At the time that was all well and good and we were doing fine as friends and roommates. She made a few promises to me when this happened.

She would be respectful of me since we do still live together.

She wasn't ready for any kind of relationship for (in her words) at the very least 4 or 5 years. This one I told her wasn't an issue. If she finds someone I don't want her to put it on hold to spare my feelings.

Well a couple weeks ago (so around 1 week after she broke up with me) I found out a guy she was talking to just before she broke off the engagement she was also fucking. That hurt. A lot. A month ago I was so in love with her I'd go through hell barefoot and she just happened to find a new, I don't know? She swears they aren't bf/gf so fuck buddy?

But I try to be supportive even as she tells me about getting a hotel room for the express purpose of having sex.

Now we finally have our rooms separated and she brought him over and swore over and over they would be respectful. Apparently this means having loud sex on our bed in the next room.

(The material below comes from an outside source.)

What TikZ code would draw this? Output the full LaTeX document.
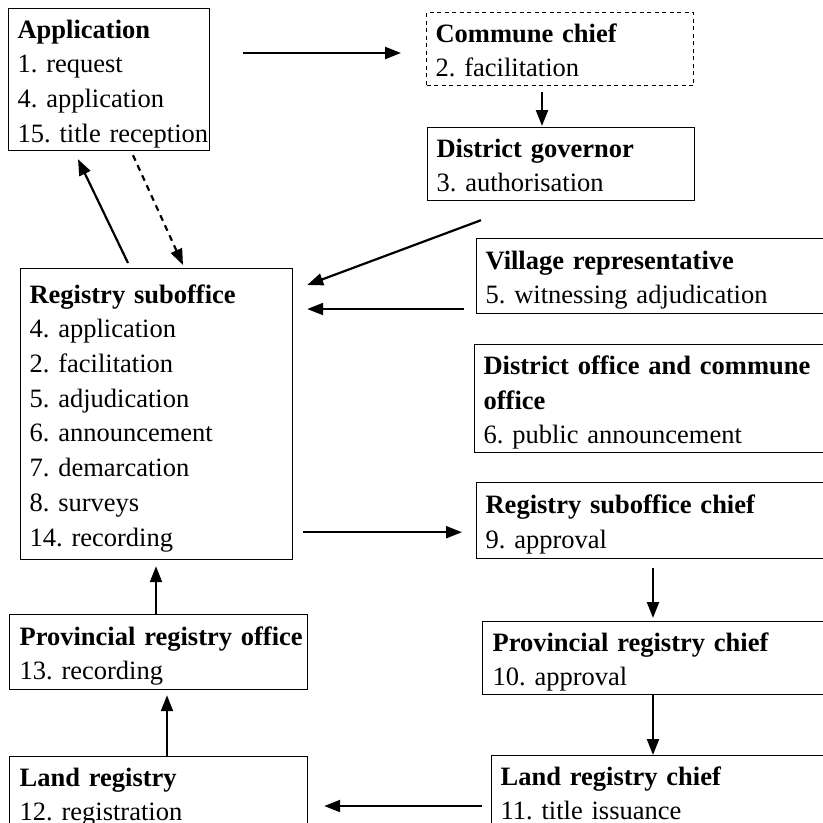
\documentclass[tikz,border=0pt]{standalone}
\usepackage{fontspec}
\setmainfont{Liberation Serif}
\usetikzlibrary{arrows.meta}
\frenchspacing
\newcommand\fs{\fontsize{26.5pt}{34.7pt}\selectfont\frenchspacing}
\newcommand\li[1]{\mbox{\rule[-6.9pt]{0pt}{34.7pt}#1}}
\tikzset{
  box/.style={draw, line width=1.2pt, anchor=north west, inner xsep=9pt, inner ysep=0pt, align=left, font=\fs},
  arr/.style={line width=2.2pt, -{Triangle[length=16pt,width=12pt]}},
  darr/.style={arr, dash pattern=on 6pt off 5pt}
}
\begin{document}
\begin{tikzpicture}[x=1pt,y=-1pt]
\useasboundingbox (0,0) rectangle (823,823);
\clip (0,0) rectangle (823,823);
\node[box, text width=183pt, minimum height=142pt] (app) at (8,8)
  {\li{\textbf{Application}}\\\li{1. request}\\\li{4. application}\\\li{15. title reception}};
\node[box, dash pattern=on 4pt off 3.5pt, text width=249pt, minimum height=73pt] (commune) at (426,12)
  {\li{\textbf{Commune chief}}\\\li{2. facilitation}};
\node[box, text width=249pt, minimum height=73pt] (gov) at (427,127)
  {\li{\textbf{District governor}}\\\li{3. authorisation}};
\node[box, text width=254pt, minimum height=291pt] (rso) at (20,268)
  {\li{\textbf{Registry suboffice}}\\\li{4. application}\\\li{2. facilitation}\\\li{5. adjudication}\\\li{6. announcement}\\\li{7. demarcation}\\\li{8. surveys}\\\li{14. recording}};
\node[box, text width=356pt, minimum height=75pt] (vil) at (476,238)
  {\li{\textbf{Village representative}}\\\li{5. witnessing adjudication}};
\node[box, text width=358pt, minimum height=108pt] (doc) at (474,344)
  {\li{\textbf{District office and commune}}\\\li{\textbf{office}}\\\li{6. public announcement}};
\node[box, text width=356pt, minimum height=76pt] (rsc) at (476,482)
  {\li{\textbf{Registry suboffice chief}}\\\li{9. approval}};
\node[box, inner xsep=10pt, text width=348pt, minimum height=73pt] (prc) at (482,621)
  {\li{\textbf{Provincial registry chief}}\\\li{10. approval}};
\node[box, text width=341pt, minimum height=73pt] (lrc) at (491,755)
  {\li{\textbf{Land registry chief}}\\\li{11. title issuance}};
\node[box, inner xsep=10pt, text width=278pt, minimum height=75pt] (pro) at (9,614)
  {\li{\textbf{Provincial registry office}}\\\li{13. recording}};
\node[box, inner xsep=10pt, text width=278pt, minimum height=73pt] (lr) at (9,756)
  {\li{\textbf{Land registry}}\\\li{12. registration}};
% connectors
\draw[arr] ([shift={(33,45)}]app.north east) -- ([shift={(-25,41)}]commune.north west);
\draw[arr] ([shift={(116,6)}]commune.south west) -- ([shift={(115,-1)}]gov.north west);
\draw[arr] ([shift={(54,19)}]gov.south west) -- ([shift={(14,17)}]rso.north east);
\draw[arr] ([shift={(-12,71)}]vil.north west) -- ([shift={(14,41)}]rso.north east);
\draw[arr] ([shift={(10,-28)}]rso.south east) -- ([shift={(-14,-27)}]rsc.south west);
\draw[arr] ([shift={(177,9)}]rsc.south west) -- ([shift={(171,-3)}]prc.north west);
\draw[arr] ([shift={(171,0)}]prc.south west) -- ([shift={(162,0)}]lrc.north west);
\draw[arr] ([shift={(-9,51)}]lrc.north west) -- ([shift={(16,50)}]lr.north east);
\draw[arr] ([shift={(158,0)}]lr.north west) -- ([shift={(158,5)}]pro.south west);
\draw[arr] ([shift={(147,0)}]pro.north west) -- ([shift={(136,6)}]rso.south west);
\draw[arr] ([shift={(108,-5)}]rso.north west) -- ([shift={(70,8)}]app.south west);
\draw[darr] ([shift={(125,4)}]app.south west) -- ([shift={(163,-3)}]rso.north west);
\end{tikzpicture}
\end{document}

I confronted her and told her how much it hurt hearing her and this new guy doing it. I try to make her understand I'm glad she found someone, and I am, but we were literally engaged not even a full month ago and she brought her new bf over to fuck all weekend. I told her I heard everything and that it was like a knife in my heart. She got mad at me saying things like "I'm sorry I found someone faster than you." And "he's not even my bf" that last one hurts even more honestly. At least if you loved him I could try to be more appreciative of what you've done.

She keeps asking if I'm ok like I'm just going to forget hearing my ex fiance having loud sex and I won't lie to her but every time I tell her that it still hurts she gets mad "well what am I supposed to do?" And "I guess I'm just a piece of shit then"

I'm so hurt and angry right now I can't trust myself to talk to her. I want to say things just to hurt her. I won't but God do I WANT to.

I know in a lot of this I'm not in the wrong (like as far as I'm not in the wrong for hurting) but AITA for telling her the truth and making her feel guilty, even if it wasn't my intent?